Lesson 1: The bio clause
The twitter bio is the second thing anyone looks at when arriving on a person’s twitter profile (after the avatar picture). We usually fill it with a vague description of ourselves, our interests or something witty, funny or deep that will attract people to us and make them want to follow us. What the really smart users do is add a short clause or statement such as “opinions are my own” or “parody account” that sort of protects them from whatever inappropriate humour they use thereafter. This is because these statements change the tone in which the tweets are read so readers take them far less seriously.
Case 2: Bambi
It is true for almost all of us that we love to make fun of the ones we love. I am one of those people who comes from a family that will make fun of anything and anyone. It gave me such thick skin that I don’t ever get offended by anything my best friend Anitha says (she can be so mean sometimes, LOL). When I first met her in my first year at University she was in the process of bestowing nicknames upon certain individuals in our class. Amongst those that were named there was “Bambi”, our guy friend who was implied to have the weak legs of a newborn deer. Five years later and all that can be said for that nickname is that it is completely ironic. Bambi is one of the buffest guys in our class now! Awkward.
Lesson 2: When it comes to mocking, consider your subject
This is contrary to the way I have been raised (we had a firm ‘give as good as you can get’ approach to teasing and mocking in my household) but from my experience I have learnt that the more caustic/vulgar/crass forms of humour (blue/mordant/dark) are seldom appropriate when your subject is a stranger or acquaintance. To avoid pissing off strangers or hurting close friends or family, use this type of humour very sparingly and only when you are sure the person can handle it.
More recently this year the University of Witwatersrand’s SRC president came into question due to his facebook comment that said he loves Adolf Hitler and admires his leadership. He also said that every white person has an element of Hitler in them. These comments got him a first-class ticket to the stripping of his precidency and possibly even expulsion. My reaction? Wait, so out of all the billions of amazing people in this world he chose to love Adolf Hitler, a dead man, who had no sanctity for the value of human life? That’s kinda weird. Like you love him weird.

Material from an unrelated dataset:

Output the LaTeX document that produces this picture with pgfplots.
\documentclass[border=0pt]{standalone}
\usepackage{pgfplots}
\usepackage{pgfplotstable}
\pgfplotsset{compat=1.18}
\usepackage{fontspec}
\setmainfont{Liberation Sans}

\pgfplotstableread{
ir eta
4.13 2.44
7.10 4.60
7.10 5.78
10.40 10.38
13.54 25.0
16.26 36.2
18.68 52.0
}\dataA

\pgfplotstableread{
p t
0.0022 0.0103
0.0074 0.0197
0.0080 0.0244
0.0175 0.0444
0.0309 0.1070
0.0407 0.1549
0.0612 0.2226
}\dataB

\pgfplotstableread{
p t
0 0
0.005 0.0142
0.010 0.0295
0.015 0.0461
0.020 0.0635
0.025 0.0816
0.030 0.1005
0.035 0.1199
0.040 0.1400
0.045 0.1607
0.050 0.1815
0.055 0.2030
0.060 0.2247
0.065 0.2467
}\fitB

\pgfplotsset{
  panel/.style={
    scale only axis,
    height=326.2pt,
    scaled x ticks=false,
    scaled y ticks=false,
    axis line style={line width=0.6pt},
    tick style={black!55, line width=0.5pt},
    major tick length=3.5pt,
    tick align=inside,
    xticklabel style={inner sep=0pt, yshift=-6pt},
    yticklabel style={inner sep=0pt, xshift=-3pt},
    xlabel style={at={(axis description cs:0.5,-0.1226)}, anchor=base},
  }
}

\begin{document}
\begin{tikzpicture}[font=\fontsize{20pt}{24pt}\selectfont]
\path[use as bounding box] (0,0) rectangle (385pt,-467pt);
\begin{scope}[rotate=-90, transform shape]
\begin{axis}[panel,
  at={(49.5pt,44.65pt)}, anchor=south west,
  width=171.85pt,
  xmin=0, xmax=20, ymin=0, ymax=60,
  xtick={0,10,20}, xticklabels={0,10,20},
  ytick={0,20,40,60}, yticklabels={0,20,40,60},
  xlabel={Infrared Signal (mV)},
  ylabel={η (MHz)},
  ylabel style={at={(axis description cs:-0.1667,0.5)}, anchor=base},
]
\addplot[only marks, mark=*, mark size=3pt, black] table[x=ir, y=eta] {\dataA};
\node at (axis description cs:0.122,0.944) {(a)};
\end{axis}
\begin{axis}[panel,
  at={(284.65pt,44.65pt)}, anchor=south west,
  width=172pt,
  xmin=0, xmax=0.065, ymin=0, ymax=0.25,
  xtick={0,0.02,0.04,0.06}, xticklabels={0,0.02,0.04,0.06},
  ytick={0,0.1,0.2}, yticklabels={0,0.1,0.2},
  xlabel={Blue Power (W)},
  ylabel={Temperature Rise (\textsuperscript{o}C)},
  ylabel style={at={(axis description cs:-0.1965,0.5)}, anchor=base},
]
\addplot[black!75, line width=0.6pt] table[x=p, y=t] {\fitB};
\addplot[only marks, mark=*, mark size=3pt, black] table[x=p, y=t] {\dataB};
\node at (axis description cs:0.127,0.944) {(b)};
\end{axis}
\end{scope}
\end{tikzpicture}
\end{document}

Lesson 3: You shouldn’t make jokes about admiring people like Hitler, unless you do it like this:
Photocredits go to @HipsterAdolf on twitter.
Other lessons I should probably add to this list are:
- Treat others the way you’d like to be treated. (The golden rule)

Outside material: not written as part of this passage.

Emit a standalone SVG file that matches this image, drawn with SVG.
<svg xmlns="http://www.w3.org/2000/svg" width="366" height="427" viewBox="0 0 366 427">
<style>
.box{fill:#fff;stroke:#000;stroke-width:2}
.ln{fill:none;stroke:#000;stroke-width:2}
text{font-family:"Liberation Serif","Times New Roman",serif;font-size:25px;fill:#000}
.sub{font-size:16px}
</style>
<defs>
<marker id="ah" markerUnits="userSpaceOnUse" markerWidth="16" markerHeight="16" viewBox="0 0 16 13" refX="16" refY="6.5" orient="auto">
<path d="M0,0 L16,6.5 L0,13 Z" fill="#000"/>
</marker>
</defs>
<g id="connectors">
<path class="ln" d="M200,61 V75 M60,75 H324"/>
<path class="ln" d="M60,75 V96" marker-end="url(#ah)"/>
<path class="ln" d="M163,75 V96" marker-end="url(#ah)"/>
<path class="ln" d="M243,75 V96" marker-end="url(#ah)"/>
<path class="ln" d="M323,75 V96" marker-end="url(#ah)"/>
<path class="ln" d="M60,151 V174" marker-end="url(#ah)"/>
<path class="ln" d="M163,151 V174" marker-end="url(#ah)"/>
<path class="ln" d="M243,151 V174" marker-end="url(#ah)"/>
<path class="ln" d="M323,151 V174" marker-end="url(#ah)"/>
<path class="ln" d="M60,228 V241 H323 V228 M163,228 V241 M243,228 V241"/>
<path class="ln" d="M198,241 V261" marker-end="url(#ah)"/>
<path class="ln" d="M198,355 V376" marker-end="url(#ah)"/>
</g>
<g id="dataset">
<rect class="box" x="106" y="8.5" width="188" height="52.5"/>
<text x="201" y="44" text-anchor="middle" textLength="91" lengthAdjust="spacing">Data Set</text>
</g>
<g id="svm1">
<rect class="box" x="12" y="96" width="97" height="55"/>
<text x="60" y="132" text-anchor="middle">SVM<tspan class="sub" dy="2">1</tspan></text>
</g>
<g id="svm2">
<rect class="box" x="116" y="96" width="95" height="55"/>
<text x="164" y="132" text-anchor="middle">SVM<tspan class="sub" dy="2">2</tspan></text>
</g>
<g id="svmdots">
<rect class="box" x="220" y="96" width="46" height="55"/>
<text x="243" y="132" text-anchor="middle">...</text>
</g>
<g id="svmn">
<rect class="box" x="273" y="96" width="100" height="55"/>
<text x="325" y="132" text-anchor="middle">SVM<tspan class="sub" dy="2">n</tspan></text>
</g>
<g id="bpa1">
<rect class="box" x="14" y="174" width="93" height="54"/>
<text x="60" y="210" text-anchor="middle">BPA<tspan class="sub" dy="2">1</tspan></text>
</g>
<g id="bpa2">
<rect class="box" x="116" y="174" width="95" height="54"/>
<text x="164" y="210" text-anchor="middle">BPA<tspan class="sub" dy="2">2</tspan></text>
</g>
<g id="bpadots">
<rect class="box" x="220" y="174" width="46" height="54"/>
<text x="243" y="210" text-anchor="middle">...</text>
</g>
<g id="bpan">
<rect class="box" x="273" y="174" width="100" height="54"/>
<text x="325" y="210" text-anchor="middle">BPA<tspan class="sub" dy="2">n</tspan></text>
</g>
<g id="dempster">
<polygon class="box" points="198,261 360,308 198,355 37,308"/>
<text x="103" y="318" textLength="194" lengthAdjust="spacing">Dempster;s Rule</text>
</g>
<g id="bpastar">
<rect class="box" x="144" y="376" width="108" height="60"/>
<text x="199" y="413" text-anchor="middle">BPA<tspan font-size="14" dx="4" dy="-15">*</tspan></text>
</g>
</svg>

- You can protect your accounts if you do not want your content being shared in newspapers, online publications and the seven o’clock news (yes, the twitter terms allow your tweets to be displayed on the news).
- It’s okay to miss sometimes. Comedy is a ‘different strokes for different folks’ type of thing and you may not always get the laughs you expect. That’s alright.
- Tickling is a WAY more effective way of getting people to laugh.